The questions the former Woodlawn High School star answered weren't about the nuances of a zone blitz. They didn't focus on offseason conditioning or film study. In fact, the questions were more about the SAT than they were the X's and O's.
"'Coach, I just got this letter from this school and this school, what should I do?'" Carpenter recalls being asked. "That means their mind is on the next level. And that's what we want to do. We want to prepare these kids for the next level."
On Monday, Carpenter will team up with former Mount Hebron star and current Buffalo Bills defensive end Aaron Maybin for the second annual Commitment 4 Change Summer Football Camp, a nonprofit initiative designed to arm aspiring football stars with the tools they need to succeed in the classroom and on the field.
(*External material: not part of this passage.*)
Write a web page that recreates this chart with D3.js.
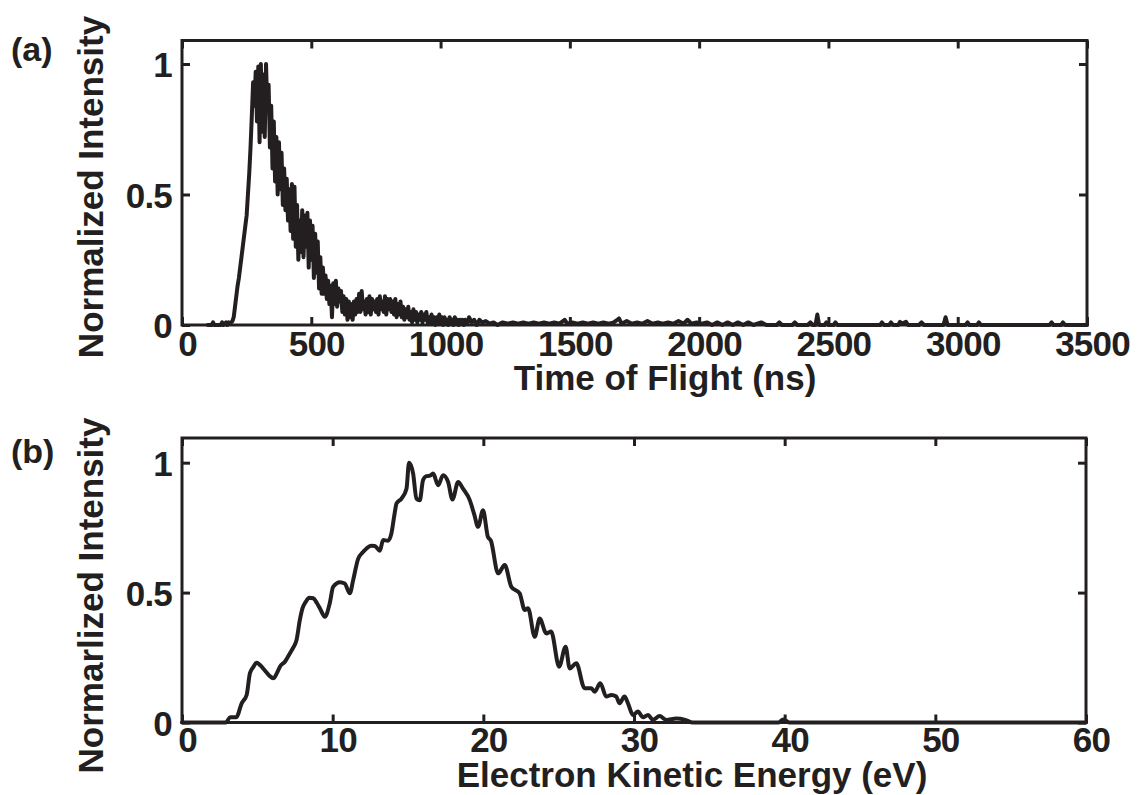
<!DOCTYPE html>
<html>
<head>
<meta charset="utf-8">
<script src="https://cdn.jsdelivr.net/npm/d3@7"></script>
<style>
  html, body { margin: 0; padding: 0; background: #fff; }
  svg { display: block; }
</style>
</head>
<body>
<svg id="fig" width="1141" height="795"></svg>
<script>
// ---- (a) time-of-flight spectrum ----
// 5 ns histogram bins starting at 100 ns
const tofBinStart = 100;
const tofBinWidth = 5;
const tofCounts = [
  0, 0, 0, 0, 0.01, 0, 0, 0, 0, 0,
  0, 0.01, 0, 0.005, 0.01, 0, 0.01, 0.005, 0.01, 0.015,
  0.03, 0.07, 0.11, 0.15, 0.18, 0.22, 0.26, 0.3, 0.34, 0.38,
  0.42, 0.5, 0.58, 0.68, 0.8, 0.93, 0.84, 0.97, 0.78, 0.99,
  0.7, 1.0, 0.74, 0.96, 0.72, 1.0, 0.82, 0.92, 0.68, 0.84,
  0.6, 0.78, 0.55, 0.72, 0.5, 0.7, 0.52, 0.66, 0.46, 0.6,
  0.44, 0.56, 0.4, 0.52, 0.36, 0.54, 0.33, 0.53, 0.3, 0.46,
  0.25, 0.4, 0.28, 0.44, 0.26, 0.42, 0.3, 0.43, 0.22, 0.4,
  0.25, 0.38, 0.18, 0.35, 0.2, 0.32, 0.14, 0.26, 0.12, 0.22,
  0.12, 0.19, 0.1, 0.17, 0.08, 0.15, 0.03, 0.16, 0.08, 0.17,
  0.07, 0.14, 0.09, 0.13, 0.05, 0.11, 0.04, 0.1, 0.02, 0.09,
  0.03, 0.08, 0.02, 0.09, 0.04, 0.1, 0.05, 0.12, 0.05, 0.13,
  0.06, 0.09, 0.04, 0.1, 0.05, 0.11, 0.04, 0.1, 0.06, 0.09,
  0.05, 0.1, 0.04, 0.11, 0.06, 0.09, 0.05, 0.11, 0.04, 0.1,
  0.06, 0.1, 0.05, 0.09, 0.04, 0.1, 0.03, 0.08, 0.04, 0.09,
  0.03, 0.07, 0.02, 0.06, 0.03, 0.07, 0.02, 0.05, 0.01, 0.06,
  0.02, 0.05, 0.01, 0.04, 0.02, 0.05, 0.01, 0.04, 0.02, 0.05,
  0.01, 0.03, 0.01, 0.04, 0.01, 0.03, 0.0, 0.03, 0.01, 0.04,
  0.01, 0.03, 0.0, 0.03, 0.01, 0.02, 0.0, 0.03, 0.01, 0.02,
  0.0, 0.03, 0.01, 0.02, 0.0, 0.02, 0.01, 0.02, 0.0, 0.02,
  0.01
];
// sparse long-time tail: [time (ns), intensity]
const tofTail = [
  [1105,0.01],[1110,0.03],[1120,0.01],[1130,0.02],[1140,0.0],[1150,0.02],[1160,0.01],
  [1175,0.015],[1190,0.005],[1205,0.01],[1220,0.0],[1240,0.01],[1260,0.005],[1280,0.01],
  [1300,0.005],[1320,0.01],[1340,0.005],[1360,0.01],[1380,0.005],[1400,0.01],[1420,0.005],
  [1440,0.01],[1460,0.005],[1480,0.02],[1490,0.005],[1510,0.01],[1530,0.005],[1550,0.01],
  [1570,0.005],[1590,0.01],[1610,0.005],[1630,0.01],[1650,0.005],[1670,0.01],[1690,0.025],
  [1700,0.005],[1720,0.015],[1740,0.005],[1760,0.01],[1780,0.005],[1800,0.015],[1820,0.005],
  [1840,0.01],[1860,0.005],[1880,0.01],[1900,0.005],[1920,0.015],[1940,0.005],[1955,0.02],
  [1970,0.005],[1990,0.01],[2010,0.005],[2030,0.01],[2050,0],[2070,0.01],[2090,0],
  [2110,0.01],[2130,0],[2150,0.01],[2170,0],[2190,0.01],[2210,0],[2240,0.01],[2260,0],
  [2300,0],[2310,0.01],[2320,0],[2360,0],[2370,0.01],[2380,0],[2420,0],[2430,0.01],
  [2440,0],[2450,0],[2457,0.04],[2464,0],[2485,0],[2492,0.01],[2500,0],[2520,0],
  [2527,0.01],[2535,0],[2700,0],[2707,0.01],[2715,0],[2735,0],[2742,0.01],[2750,0],
  [2770,0],[2777,0.012],[2784,0.005],[2800,0.012],[2808,0],[2850,0],[2860,0.01],[2870,0],
  [2945,0],[2953,0.03],[2961,0],[3030,0],[3038,0.01],[3045,0],[3075,0],[3082,0.01],
  [3090,0],[3355,0],[3363,0.01],[3370,0],[3400,0],[3407,0.01],[3415,0],[3500,0]
];
const tofTicks = [0, 500, 1000, 1500, 2000, 2500, 3000, 3500];

// ---- (b) electron kinetic energy spectrum ----
const keEnergy = [
  0, 2.9, 3.2, 3.6, 3.96, 4.29, 4.51, 4.75, 4.95, 5.2,
  5.5, 5.8, 6.06, 6.3, 6.5, 6.83, 7.16, 7.4, 7.6, 7.82,
  8.0, 8.22, 8.45, 8.71, 8.95, 9.15, 9.48, 9.81, 10.03, 10.48,
  10.8, 11.14, 11.36, 11.69, 12.0, 12.25, 12.55, 12.8, 13.13, 13.35,
  13.68, 13.9, 14.1, 14.24, 14.57, 14.9, 15.07, 15.34, 15.56, 15.78,
  16.0, 16.22, 16.45, 16.67, 17.0, 17.33, 17.66, 17.95, 18.33, 18.65,
  19.1, 19.4, 19.65, 19.98, 20.3, 20.5, 20.98, 21.42, 21.86, 22.41,
  22.75, 22.97, 23.41, 23.74, 24.18, 24.5, 25.03, 25.46, 25.73, 26.17,
  26.72, 27.17, 27.39, 27.76, 28.16, 28.5, 28.82, 29.04, 29.37, 29.6,
  29.93, 30.26, 30.6, 30.93, 31.25, 31.7, 32.14, 32.8, 33.4, 33.9,
  39.6, 39.9, 40.3, 60
];
const keIntensity = [
  0, 0, 0.02, 0.02, 0.074, 0.106, 0.19, 0.215, 0.23, 0.22,
  0.2, 0.18, 0.17, 0.19, 0.215, 0.234, 0.266, 0.29, 0.317, 0.394,
  0.44, 0.465, 0.48, 0.478, 0.46, 0.44, 0.407, 0.46, 0.522, 0.54,
  0.535, 0.497, 0.548, 0.63, 0.655, 0.67, 0.68, 0.679, 0.661, 0.702,
  0.7, 0.728, 0.8, 0.843, 0.862, 0.9, 1.0, 0.958, 0.862, 0.855,
  0.933, 0.948, 0.95, 0.958, 0.913, 0.952, 0.926, 0.858, 0.926, 0.9,
  0.856, 0.8, 0.753, 0.817, 0.715, 0.7, 0.574, 0.606, 0.522, 0.497,
  0.433, 0.44, 0.33, 0.4, 0.343, 0.35, 0.215, 0.292, 0.208, 0.228,
  0.132, 0.132, 0.118, 0.151, 0.1, 0.106, 0.1, 0.074, 0.1, 0.074,
  0.029, 0.042, 0.02, 0.029, 0.01, 0.025, 0.01, 0.015, 0.01, 0.0,
  0.0, 0.012, 0.0, 0
];
const energyTicks = [0, 10, 20, 30, 40, 50, 60];
const intensityTicks = [0, 0.5, 1];

// ---- drawing ----
const INK = "#231f20";
const FONT = "'Liberation Sans', Arial, Helvetica, sans-serif";
const svg = d3.select("#fig");

function styleAxis(g, withText) {
  g.select(".domain").remove();
  g.selectAll(".tick line").attr("stroke", INK).attr("stroke-width", 3);
  if (withText) {
    g.selectAll(".tick text")
      .attr("fill", INK)
      .attr("font-family", FONT)
      .attr("font-weight", "bold")
      .attr("font-size", 35)
      .attr("letter-spacing", -0.8);
  } else {
    g.selectAll(".tick text").remove();
  }
}

function drawPanel(p) {
  const x = d3.scaleLinear().domain(p.xDomain).range([p.left, p.right]);
  const y = d3.scaleLinear().domain(p.yDomain).range([p.bottom, p.top]);
  const g = svg.append("g");

  // inward ticks on all four sides
  g.append("g").attr("transform", `translate(0,${p.bottom})`)
    .call(d3.axisBottom(x).tickValues(p.xTicks).tickSize(-8).tickSizeOuter(0)
      .tickPadding(p.xTickPad).tickFormat(d3.format("")))
    .call(a => { styleAxis(a, true); a.selectAll(".tick text").attr("dx", 5); });
  g.append("g").attr("transform", `translate(0,${p.top})`)
    .call(d3.axisTop(x).tickValues(p.xTicks).tickSize(-8).tickSizeOuter(0))
    .call(a => styleAxis(a, false));
  g.append("g").attr("transform", `translate(${p.left},0)`)
    .call(d3.axisLeft(y).tickValues(intensityTicks).tickSize(-8).tickSizeOuter(0)
      .tickPadding(10).tickFormat(d3.format("")))
    .call(a => { styleAxis(a, true); a.selectAll(".tick text").attr("dy", "0.36em"); });
  g.append("g").attr("transform", `translate(${p.right},0)`)
    .call(d3.axisRight(y).tickValues(intensityTicks).tickSize(-8).tickSizeOuter(0))
    .call(a => styleAxis(a, false));

  // plot box
  g.append("rect")
    .attr("x", p.left).attr("y", p.top)
    .attr("width", p.right - p.left).attr("height", p.bottom - p.top)
    .attr("fill", "none").attr("stroke", INK).attr("stroke-width", 3);

  // trace
  const line = d3.line().x(d => x(d[0])).y(d => y(d[1])).curve(p.curve);
  g.append("path").datum(p.points)
    .attr("d", line)
    .attr("fill", "none").attr("stroke", INK)
    .attr("stroke-width", p.lineWidth)
    .attr("stroke-linejoin", "round").attr("stroke-linecap", "round");

  // titles
  const txt = (t, size) => g.append("text").text(t)
    .attr("fill", INK).attr("font-family", FONT)
    .attr("font-weight", "bold").attr("font-size", size);
  txt(p.xTitle, 35).attr("x", p.xTitleX).attr("y", p.xTitleY).attr("text-anchor", "middle");
  txt(p.yTitle, 35).attr("text-anchor", "middle")
    .attr("transform", `translate(103,${p.yTitleY}) rotate(-90)`);
  txt(p.tag, 34).attr("x", 11).attr("y", p.tagY);
}

const tofPoints = tofCounts.map((v, i) => [tofBinStart + i * tofBinWidth, v]).concat(tofTail);
const kePoints = keEnergy.map((e, i) => [e, keIntensity[i]]);

drawPanel({
  left: 182, right: 1087, top: 40.5, bottom: 325,
  xDomain: [0, 3500], yDomain: [0, 1.09], xTicks: tofTicks, xTickPad: 6,
  points: tofPoints, curve: d3.curveLinear, lineWidth: 4,
  xTitle: "Time of Flight (ns)", xTitleX: 665, xTitleY: 390,
  yTitle: "Normalized Intensity", yTitleY: 187,
  tag: "(a)", tagY: 61
});

drawPanel({
  left: 182, right: 1086, top: 438, bottom: 722.5,
  xDomain: [0, 60], yDomain: [0, 1.095], xTicks: energyTicks, xTickPad: 5,
  points: kePoints, curve: d3.curveMonotoneX, lineWidth: 4,
  xTitle: "Electron Kinetic Energy (eV)", xTitleX: 692, xTitleY: 787,
  yTitle: "Normarlized Intensity", yTitleY: 595.5,
  tag: "(b)", tagY: 463
});
</script>
</body>
</html>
The camp, which runs through the week at Woodlawn, is Carpenter's thank-you to the community that cared for and supported him as he navigated his way off the streets and into a seven-year career as a safety with the Bills and the Atlanta Falcons.
"I owe it to the people who helped me in my life to reach back and give these kids the opportunity," said Carpenter, 32, who spends much of his time in Georgia with his family. "It's been in my heart since I can remember. I just never had the resources to do that, but now God has allowed and provided me the platform."
Football, Carpenter said, isn't what holds back much of the city's talented youth from playing in college and beyond. Instead, it's the peripheral stuff — grades, friends, expectations — that can shelve a promising career before it ever gets a chance to flourish.
It's no surprise then that Carpenter's camp offers daily lectures on matters such as keeping good company in between hours out on the field refining football's finer points.
"I've been involved and a part of a lot of football camps in my life, and I've walked away shaking my head a lot of times like, 'Man, what am I getting out of this?' So, if I'm feeling that way as a grown-up, I can just imagine how the kids feel," Carpenter said.
"My thing was, if I wanted to do a camp, it had to be everything involved, not just football," he said. "In life, the reality is, everybody's not going to be an NFL player or an NBA player or an MLB player. But at the end of the day, every kid has the right to go to college and be successful."
Maybin, 22, who started working on the camp with Carpenter three months ago, said: "The fact of the matter is, without college you can't even make it to the NFL. "It used to be that you can go straight from high school to the NBA, but you can't even do that anymore. The biggest thing that we try to hammer in is, regardless of how talented you think you are, if you can't get to college, you can't get anywhere."
While several future Division I athletes will attend the camp at Woodlawn, Carpenter says the experience transcends the game of football. He knows that some of his campers this week won't get the chance to play the sport beyond high school, and he feels that their future is partly in his hands.
Even if a playing career is out of the question, Carpenter said, college shouldn't be.
"Are we going to save everybody? No. But all we need is one. All we need is two. That keeps us going. That keeps us encouraged to keep fighting," Carpenter said. "Nobody gave up on me, nobody gave up on Aaron, and we're not going to give up on these kids."